Une musicographie recherchée plonge le spectateur dans le monde des Von Erich et de la lutte professionnelle avec style et efficacité. En ce point, l’énergie du sport et le plus que magnifique lien fraternel qui unit ces êtres maintiennent l’intérêt de l’auditoire avec force donnant la sensation constante d’assister à une soirée de lutte en chair et en os. Les retournements dramatiques sont raides et viennent percuter le cœur avec la lourdeur d’un colosse de 100 kilos s’abattant sur son opposant depuis un saut du troisième câble; à l’opposé, les moments de joie élèvent l’âme rappelant la clameur d’une foule en délire.
Les décors et les costumes sont tout simplement époustouflants. J’ai eu un faible pour la scène où l’on montre Kevin Von Erich, interprété par le méconnaissablement musclé Zac Efron, alors qu’il est à la station de télévision. On ne peut que ressentir de la nostalgie devant la beauté et la simplicité des moyens de l’époque que l’on considérait à ce moment comme le nec plus ultra. Je profite de cette mention de Monsieur Efron pour mentionner que je suis allé voir le film un peu à l’aveuglette et en le voyant à l’écran j’ai cru que c’était un biopic sur la carrière de Lou Ferrigno.
Le film The Iron Claw en est un qui m’a fortement marqué cette année. Son exécution sans faille et le genou qu’il dépose au sol avec humilité m’obligent à lui retourner une note parfaite; je ne vois tout simplement pas comment j’aurais fait les choses autrement. Le cinéma, tout comme la lutte professionnelle, n’est pas que du spectacle; ça demande beaucoup de travail sans n’être pour autant que du sang, de la sueur et des larmes (Churchill aurait-il fait un bon lutteur 🤔). Ce sont deux réalités qui coexistent tout au long du film qui nous permettent d’apprécier davantage le réalisme des personnages et du récit, mais aussi le talent derrière l’œuvre.
Il reste un dernier point à régler, celui du legs. Qu’avons-nous hérité de nos parents et qu’allons-nous remettre à nos enfants?
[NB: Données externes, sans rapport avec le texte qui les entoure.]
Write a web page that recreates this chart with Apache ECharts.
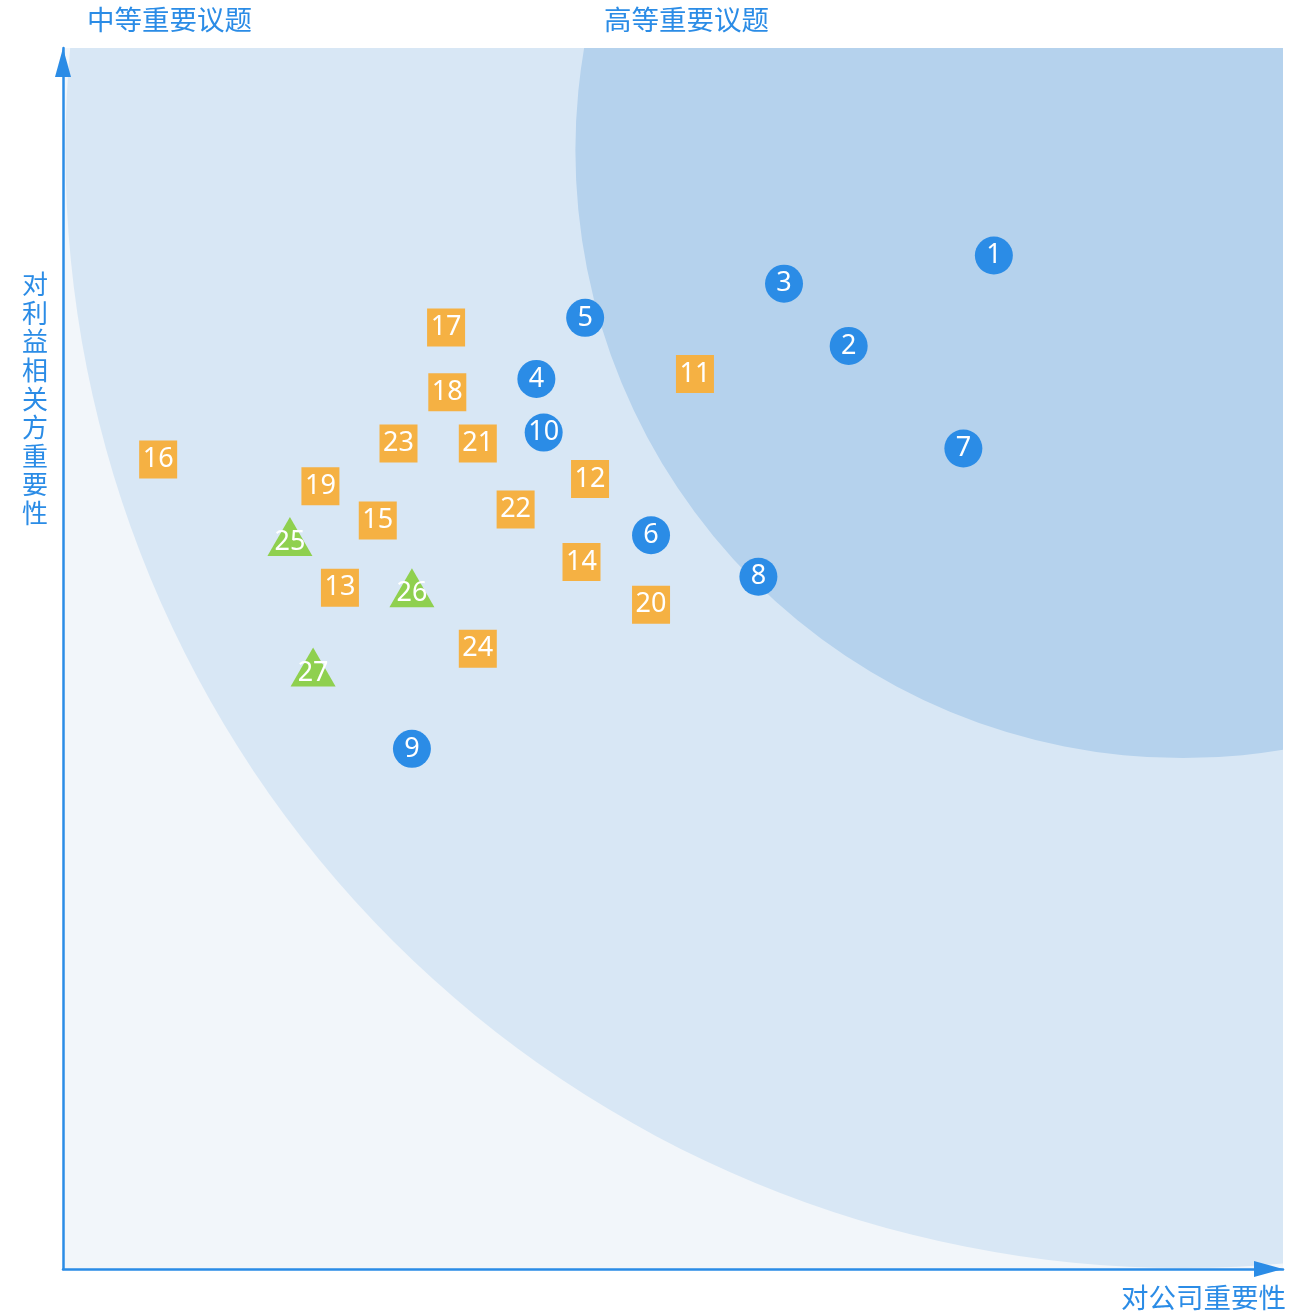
<!DOCTYPE html>
<html>
<head>
<meta charset="utf-8">
<script src="https://cdn.jsdelivr.net/npm/echarts@6/dist/echarts.min.js"></script>
<style>
html, body { margin: 0; padding: 0; background: #fff; }
#main { width: 1313px; height: 1314px; }
</style>
</head>
<body>
<div id="main"></div>
<script>
/** 数据 */
// 区域圆：圆心与半径（坐标轴单位 0-100）
var zoneCenter = [91.8, 91.6]
var zoneRadius = [91.6, 49.8]
var zoneColor = ['#d8e7f5', '#b5d2ed']

// 蓝色圆点议题
var blueIds = ['1', '2', '3', '4', '5', '6', '7', '8', '9', '10']
var blueX = [76.3, 64.4, 59.1, 38.8, 42.8, 48.2, 73.8, 57.0, 28.6, 39.4]
var blueY = [83.0, 75.6, 80.7, 72.9, 77.9, 60.1, 67.2, 56.7, 42.6, 68.5]

// 橙色方块议题
var orangeIds = ['11', '12', '13', '14', '15', '16', '17', '18', '19', '20', '21', '22', '23', '24']
var orangeX = [51.8, 43.2, 22.7, 42.5, 25.8, 7.8, 31.4, 31.5, 21.1, 48.2, 34.0, 37.1, 27.5, 34.0]
var orangeY = [73.3, 64.7, 55.8, 57.9, 61.3, 66.3, 77.1, 71.8, 64.1, 54.4, 67.6, 62.2, 67.6, 50.8]

// 绿色三角议题
var greenIds = ['25', '26', '27']
var greenX = [18.6, 28.6, 20.5]
var greenY = [60.0, 55.8, 49.3]

/** 样式 */
var blue = '#2b8ce6'
var textFont = 'Noto Sans CJK SC'

/** 组合点数据 */
var buildPoints = function(ids, xs, ys) {
	var list = []
	for (var i = 0; i < ids.length; i++) {
		list.push({ name: ids[i], value: [xs[i], ys[i]] })
	}
	return list
}

var zoneData = []
for (var k = 0; k < zoneRadius.length; k++) {
	zoneData.push([zoneCenter[0], zoneCenter[1], zoneRadius[k], k])
}

/** 区域圆绘制 */
var renderZone = function(params, api) {
	var c = api.coord([api.value(0), api.value(1)])
	var r = api.size([api.value(2), 0])[0]
	var cs = params.coordSys
	return {
		type: 'circle',
		shape: { cx: c[0], cy: c[1], r: r },
		style: { fill: zoneColor[api.value(3)] },
		clipPath: {
			type: 'rect',
			shape: { x: cs.x, y: cs.y, width: cs.width, height: cs.height }
		}
	}
}

var numLabel = {
	show: true,
	position: 'inside',
	formatter: '{b}',
	color: '#fff',
	fontSize: 27,
	fontFamily: 'Noto Sans'
}

var axisCommon = {
	type: 'value',
	min: 0,
	max: 100,
	axisLine: {
		show: true,
		symbol: ['none', 'triangle'],
		symbolSize: [16, 29],
		symbolOffset: [0, -14.5],
		lineStyle: { color: blue, width: 2.5 }
	},
	axisTick: { show: false },
	axisLabel: { show: false },
	splitLine: { show: false }
}

var titleStyle = { color: blue, fontSize: 27.5, fontWeight: 'normal', fontFamily: textFont }

var option = {
	animation: false,
	title: [
		{ text: '中等重要议题', left: 87, top: 6, padding: 0, textStyle: titleStyle },
		{ text: '高等重要议题', left: 604, top: 6, padding: 0, textStyle: titleStyle },
		{ text: '对公司重要性', left: 1121, top: 1284, padding: 0, textStyle: titleStyle },
		{
			text: '对\n利\n益\n相\n关\n方\n重\n要\n性', left: 22, top: 270, padding: 0,
			textStyle: { color: blue, fontSize: 26, fontWeight: 'normal', fontFamily: textFont, lineHeight: 28.6 }
		}
	],
	grid: {
		left: 63, right: 30, top: 48, bottom: 45,
		show: true, backgroundColor: '#f2f6fa', borderWidth: 0
	},
	xAxis: axisCommon,
	yAxis: axisCommon,
	series: [
		{
			type: 'custom',
			renderItem: renderZone,
			data: zoneData,
			silent: true,
			z: 0
		},
		{
			type: 'scatter',
			symbol: 'circle',
			symbolSize: 38,
			itemStyle: { color: blue, opacity: 1 },
			label: numLabel,
			data: buildPoints(blueIds, blueX, blueY),
			z: 5
		},
		{
			type: 'scatter',
			symbol: 'rect',
			symbolSize: 38,
			itemStyle: { color: '#f5b143', opacity: 1 },
			label: numLabel,
			data: buildPoints(orangeIds, orangeX, orangeY),
			z: 5
		},
		{
			type: 'scatter',
			symbol: 'triangle',
			symbolSize: [45, 39],
			itemStyle: { color: '#8fd04f', opacity: 1 },
			label: Object.assign({}, numLabel, { offset: [0, 6] }),
			data: buildPoints(greenIds, greenX, greenY),
			z: 5
		}
	]
}

var myChart = echarts.init(document.getElementById('main'))
myChart.setOption(option)
</script>
</body>
</html>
Le début du film démontre comment dans leur jeunesse les frères Von Erich furent marqués par les paroles en l’air de leur père au sujet de la force et de l’invulnérabilité. Les mots entrent en eux avec tellement de véracité (c’est tout de même leur père aimé et vénéré) que ceux-ci forgeront leurs caractères en fonction des attentes de cette imposante figure paternelle. Aucun parent ne devrait avoir à enterrer son enfant, encore moins en être la cause, même si c’est de façon indirecte. Les idées sont puissantes, bien plus que le physique, et le film ne manque pas d’en démontrer les effets tant bénéfiques que néfastes.
Je finis l’article et il me vient à l’esprit l’image d’une griffe tout aussi redoutable que celle des Von Erich. Vous rappelez-vous du film Liar, Liar avec Jim Carrey? Je me souviens que lui aussi utilisait « the claw ». Il est à la fois amusant et intéressant de s’arrêter pour apprécier les coïncidences étranges quand elles se manifestent. Pour l’un, la griffe est un jeu qui l’aide à se rapprocher de sa famille; pour l’autre, un lourd héritage à porter. L’un détruit sa famille avec ses mensonges tandis que l’autre la détruit avec sa vérité. J’aimerais que vous puissiez continuer l’observation de cette symétrie par vous-mêmes, mais pour cela il faut voir The Iron Claw au cinéma! En ce temps des fêtes, ne manquez pas la chance de vous rapprocher de ceux que vous aimez!